The paper introduces BinTuner, a search-based tool that finds near-optimal compiler optimization sequences to maximize binary differences, exposing vulnerabilities in current binary comparison approaches.

Findings

BinTuner outperforms default optimization levels in creating binary differences.

Tailored optimization sequences can reduce malware detection rates by over 50%.

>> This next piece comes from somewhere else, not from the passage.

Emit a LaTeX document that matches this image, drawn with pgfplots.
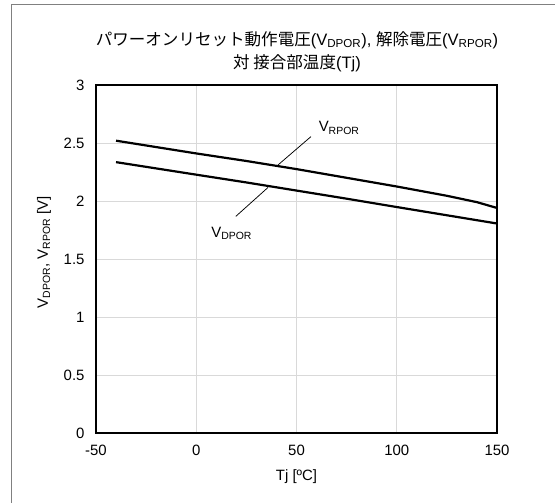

Existing binary diffing tools are vulnerable to non-default compiler optimizations.

Abstract

Since compiler optimization is the most common source contributing to binary code differences in syntax, testing the resilience against the changes caused by different compiler optimization settings has become a standard evaluation step for most binary diffing approaches. For example, 47 top-venue papers in the last 12 years compared different program versions compiled by default optimization levels (e.g., -Ox in GCC and LLVM). Although many of them claim they are immune to compiler transformations, it is yet unclear about their resistance to non-default optimization settings. Especially, we have observed that adversaries explored non-default compiler settings to amplify malware differences. This paper takes the first step to systematically studying the effectiveness of compiler optimization on binary code differences. We tailor search-based iterative compilation for the auto-tuning of binary code differences. We develop BinTuner to search near-optimal optimization sequences that can maximize the amount of binary code differences. We run BinTuner with GCC 10.2 and LLVM 11.0 on SPEC benchmarks (CPU2006 & CPU2017), Coreutils, and OpenSSL. Our experiments show that at the cost of 279 to 1,881 compilation iterations, BinTuner can find custom optimization sequences that are substantially better than the general -Ox settings. BinTuner's outputs seriously undermine prominent binary diffing tools' comparisons. In addition, the detection rate of the IoT malware variants tuned by BinTuner falls by more than 50%. Our findings paint a cautionary tale for security analysts that attackers have a new way to mutate malware code cost-effectively, and the research community needs to step back to reassess optimization-resistance evaluations.